Al llegar a la pirámide, y mucho antes de ser nombrada oficialmente una de las siete nuevas maravillas de este planeta, escalamos los pasillos estrechos del Castillo (en Chichení-tza, como se le dice en inglés), los que conducen al cielo. Descendimos hacia las grutas que comunican con el inframundo en Balancanché. También disfrutamos del volar de las avecillas. Y nos hospedamos en el Club Mediterranée.

El segundo día volvimos a la búsqueda de pajarillos haciendo comentarios acerca de la queja de un turista porque había pulgas en su habitación. Otros argumentaban que era imposible, que el hotel era de primera clase. Sin llegar a un veredicto acerca de este punto, como parte del programa, asistimos a una comida en casa de una reconocida científica especialista en el mundo de los mayas.

Una elegante mansión en las afueras de Chichén Itzá fue el sitio de reunión. Cuando el momento lo dictó, todos alrededor de la mesa de madera, charlando animadamente, fuimos interrumpidos por el sonido de una pequeña campana que nos sorprendió. Se guardó silencio.

Pensé que era hora de un discurso y no tenía nada preparado, me puse nervioso. No. Era la científica haciendo sonar el instrumento. Inmediatamente entró la servidumbre a servir el alimento. Hombres y mujeres mayas ataviados en ropas blancas impecables, silenciosos y sonrientes. Poco a poco, campana tras campana, fue apareciendo un menú local consistente de relleno negro (un mole elaborado a base de ceniza), queso relleno, salbutes y otras delicadezas del mundo plano, calcáreo, mar hendido por la calva y extensa superficie de la península de Yucatán. ¿Quedarme o irme?

Las campanilla victoriana, el llamado al servicio, me sentía ofendido cada vez que ella tomaba con poderío el metálico mensaje que llamaba el siguiente tiempo en la comida. El sonido tenía sabor a bofetada por alguna razón que no entiendo. A amor propio lastimado. Me quedé.

Hace unos días, Chichén Itzá fue declarada como una de las nuevas siete maravillas de esta cultura humana que nos antecede y que nos empeñamos en sepultar. Alguien del más allá hizo sonar la campanita y presurosos acudimos a servir las viandas. Relamidos, ordenados y silenciosos hemos recibido el papel dorado digno de enmarcarse, para colgarlo de un clavo, de los muchos que adornan nuestras paredes. Hemos preparado nuestro discurso, con nerviosismo hablaremos de aquellos que mueren demasiado temprano, estaremos listos por si nos toca expresarnos. Nuestros visitantes se hospedarán en el Club Mediterranée, algunos constatarán si verdaderamente hay pulgas entre las sábanas o no.

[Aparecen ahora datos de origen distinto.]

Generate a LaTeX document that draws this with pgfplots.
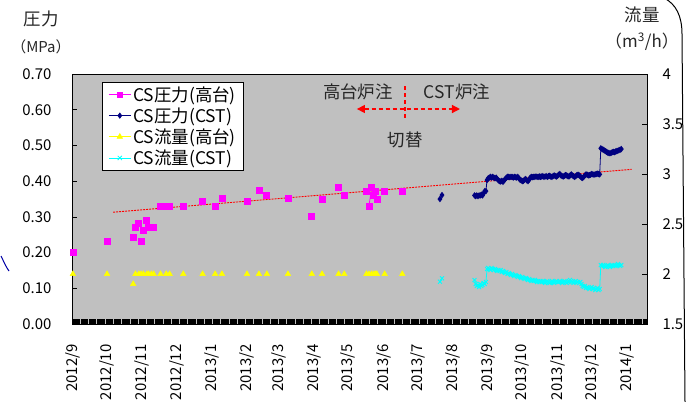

En la noche, el gastado espectáculo de luces y sombras nos volverá a narrar la inverosímil historia de los guerreros mayas y de sus adentros. Anoto: dicen que llovió la tarde del siete de julio del dos mil siete. También cuentan que un premonitorio jeroglífico parecido a una campana, labrado desde hace veinte siglos y siete años, afloró en la tierra esa misma noche.

Visiblemente inerte, tomo la noticia y escribo. Me alegra tanto como cuando un pozo seco recibe el cántaro del sediento.

Mientras el canto de las avecillas lamenta la pobreza, el abandono y la discriminación hacia los mayas vivientes, desde la isla pétrea, desde el féretro de Chichén que esconde el cadáver de un jaguar de piedra asciende al infinito un mensaje que quizás no entendemos todavía. Mensaje cifrado que se encuentra más allá de la mercadotecnia efímera, o de los caprichos clasificatorios de los taxónomos de monumentos. Escucho la ceremonia, me ensordece la campana. Antes fui cobarde. Esta vez no me quedo.